EXERCISE DIRECTIONS
Set down, exactly as written, the lines from the top of the data to the line that holds "var boxY = [21.2, 7.5];", and omit the pictures.

SOURCE EXCERPT
-- BEGIN --

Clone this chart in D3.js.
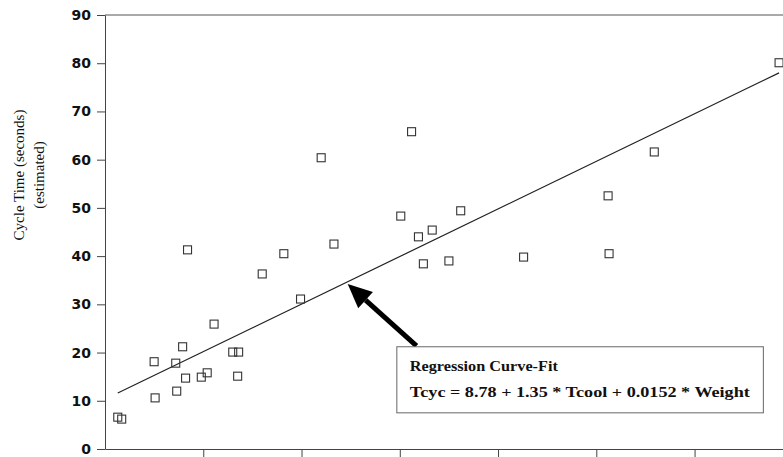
<!DOCTYPE html>
<html>
<head>
<meta charset="utf-8">
<script src="https://cdn.jsdelivr.net/npm/d3@7"></script>
<style>
body { margin: 0; background: #fff; }
.axis path, .axis line { stroke: #444; }
.ylab text { font-family: "DejaVu Sans", sans-serif; font-weight: bold; font-size: 14px; fill: #111; }
</style>
</head>
<body>
<div id="chart"></div>
<script>
/* data (x in tick units, y in seconds) */
var xVals = [0.13, 0.17, 0.50, 0.51, 0.72, 0.73, 0.79, 0.82, 0.84, 0.98, 1.04, 1.11, 1.30, 1.36, 1.35, 1.60,
	1.82, 1.99, 2.20, 2.33, 3.01, 3.12, 3.19, 3.24, 3.33, 3.50, 3.62, 4.26, 5.12, 5.13, 5.59, 6.86];
var yVals = [6.6, 6.2, 18.1, 10.6, 17.8, 12.0, 21.2, 14.7, 41.3, 14.9, 15.8, 25.9, 20.1, 20.1, 15.1, 36.3,
	40.5, 31.1, 60.4, 42.5, 48.3, 65.8, 44.0, 38.4, 45.4, 39.0, 49.4, 39.8, 52.5, 40.5, 61.6, 80.1];

var fitX = [0.13, 6.86];
var fitY = [11.6, 78.0];

var yTicks = [0, 10, 20, 30, 40, 50, 60, 70, 80, 90];
var xTicks = [1, 2, 3, 4, 5, 6];

var yTitle = ["Cycle Time (seconds)", "(estimated)"];
var boxLines = ["Regression Curve-Fit", "Tcyc = 8.78 + 1.35 * Tcool + 0.0152 * Weight"];

/* arrow tail/tip and box corners, in data units */
var arrowX = [3.17, 2.47];
var arrowY = [21.4, 34.2];
var boxX = [2.97, 6.70];
var boxY = [21.2, 7.5];

var w = 783, h = 457;
var padLeft = 105, padTop = 15, axisY = 449;

var svg = d3.select("#chart").append("svg").attr("width", w).attr("height", h);

var xScale = d3.scaleLinear().domain([0, 6.9]).range([padLeft, w]);
var yScale = d3.scaleLinear().domain([0, 90]).range([axisY, padTop]);

/* top frame line */
svg.append("line")
	.attr("x1", padLeft).attr("x2", w)
	.attr("y1", padTop).attr("y2", padTop)
	.attr("stroke", "#555");

var xAxis = d3.axisBottom(xScale).tickValues(xTicks).tickSize(8).tickFormat("").tickSizeOuter(0);
var yAxis = d3.axisLeft(yScale).tickValues(yTicks).tickSize(8).tickSizeOuter(0).tickPadding(6);

svg.append("g")
	.attr("class", "axis")
	.attr("transform", "translate(0," + axisY + ")")
	.call(xAxis);

svg.append("g")
	.attr("class", "axis ylab")
	.attr("transform", "translate(" + padLeft + ",0)")
	.call(yAxis);

/* y title, two rotated lines */
yTitle.forEach(function (t, i) {
	svg.append("text")
		.attr("transform", "translate(" + (24 + i * 20) + ",175) rotate(-90)")
		.attr("text-anchor", "middle")
		.style("font-family", "Liberation Serif, serif")
		.style("font-size", "15px")
		.style("fill", "#111")
		.text(t);
});

/* regression line */
svg.append("line")
	.attr("x1", xScale(fitX[0])).attr("y1", yScale(fitY[0]))
	.attr("x2", xScale(fitX[1])).attr("y2", yScale(fitY[1]))
	.attr("stroke", "#222")
	.attr("stroke-width", 1.2);

/* points as open squares */
var pts = d3.range(xVals.length);
svg.append("g").selectAll("rect").data(pts).enter()
	.append("rect")
	.attr("x", function (i) { return xScale(xVals[i]) - 4; })
	.attr("y", function (i) { return yScale(yVals[i]) - 4; })
	.attr("width", 8)
	.attr("height", 8)
	.attr("fill", "none")
	.attr("stroke", "#333")
	.attr("stroke-width", 1.1);

/* arrow */
var ax0 = xScale(arrowX[0]), ay0 = yScale(arrowY[0]);
var ax1 = xScale(arrowX[1]), ay1 = yScale(arrowY[1]);
var ang = Math.atan2(ay1 - ay0, ax1 - ax0);
var headLen = 24, headW = 11;
var hx = ax1 - headLen * Math.cos(ang), hy = ay1 - headLen * Math.sin(ang);
svg.append("line")
	.attr("x1", ax0).attr("y1", ay0)
	.attr("x2", hx).attr("y2", hy)
	.attr("stroke", "#000")
	.attr("stroke-width", 5);
svg.append("path")
	.attr("d", "M" + ax1 + "," + ay1 +
		"L" + (hx + headW * Math.sin(ang)) + "," + (hy - headW * Math.cos(ang)) +
		"L" + (hx - headW * Math.sin(ang)) + "," + (hy + headW * Math.cos(ang)) + "Z")
	.attr("fill", "#000");

/* annotation box */
var bx0 = xScale(boxX[0]), bx1 = xScale(boxX[1]);
var by0 = yScale(boxY[0]), by1 = yScale(boxY[1]);
svg.append("rect")
	.attr("x", bx0).attr("y", by0)
	.attr("width", bx1 - bx0).attr("height", by1 - by0)
	.attr("fill", "#fff")
	.attr("stroke", "#666");

var boxW = [148, 340];
boxLines.forEach(function (t, i) {
	svg.append("text")
		.attr("x", bx0 + 13)
		.attr("y", by0 + 24 + i * 26)
		.attr("textLength", boxW[i])
		.attr("lengthAdjust", "spacingAndGlyphs")
		.style("font-family", "Liberation Serif, serif")
		.style("font-weight", "bold")
		.style("font-size", "14px")
		.style("fill", "#111")
		.text(t);
});
</script>
</body>
</html>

-- END --

OUTPUT OF THE EXERCISE
Clone this chart in D3.js.
<!DOCTYPE html>
<html>
<head>
<meta charset="utf-8">
<script src="https://cdn.jsdelivr.net/npm/d3@7"></script>
<style>
body { margin: 0; background: #fff; }
.axis path, .axis line { stroke: #444; }
.ylab text { font-family: "DejaVu Sans", sans-serif; font-weight: bold; font-size: 14px; fill: #111; }
</style>
</head>
<body>
<div id="chart"></div>
<script>
/* data (x in tick units, y in seconds) */
var xVals = [0.13, 0.17, 0.50, 0.51, 0.72, 0.73, 0.79, 0.82, 0.84, 0.98, 1.04, 1.11, 1.30, 1.36, 1.35, 1.60,
	1.82, 1.99, 2.20, 2.33, 3.01, 3.12, 3.19, 3.24, 3.33, 3.50, 3.62, 4.26, 5.12, 5.13, 5.59, 6.86];
var yVals = [6.6, 6.2, 18.1, 10.6, 17.8, 12.0, 21.2, 14.7, 41.3, 14.9, 15.8, 25.9, 20.1, 20.1, 15.1, 36.3,
	40.5, 31.1, 60.4, 42.5, 48.3, 65.8, 44.0, 38.4, 45.4, 39.0, 49.4, 39.8, 52.5, 40.5, 61.6, 80.1];

var fitX = [0.13, 6.86];
var fitY = [11.6, 78.0];

var yTicks = [0, 10, 20, 30, 40, 50, 60, 70, 80, 90];
var xTicks = [1, 2, 3, 4, 5, 6];

var yTitle = ["Cycle Time (seconds)", "(estimated)"];
var boxLines = ["Regression Curve-Fit", "Tcyc = 8.78 + 1.35 * Tcool + 0.0152 * Weight"];

/* arrow tail/tip and box corners, in data units */
var arrowX = [3.17, 2.47];
var arrowY = [21.4, 34.2];
var boxX = [2.97, 6.70];
var boxY = [21.2, 7.5];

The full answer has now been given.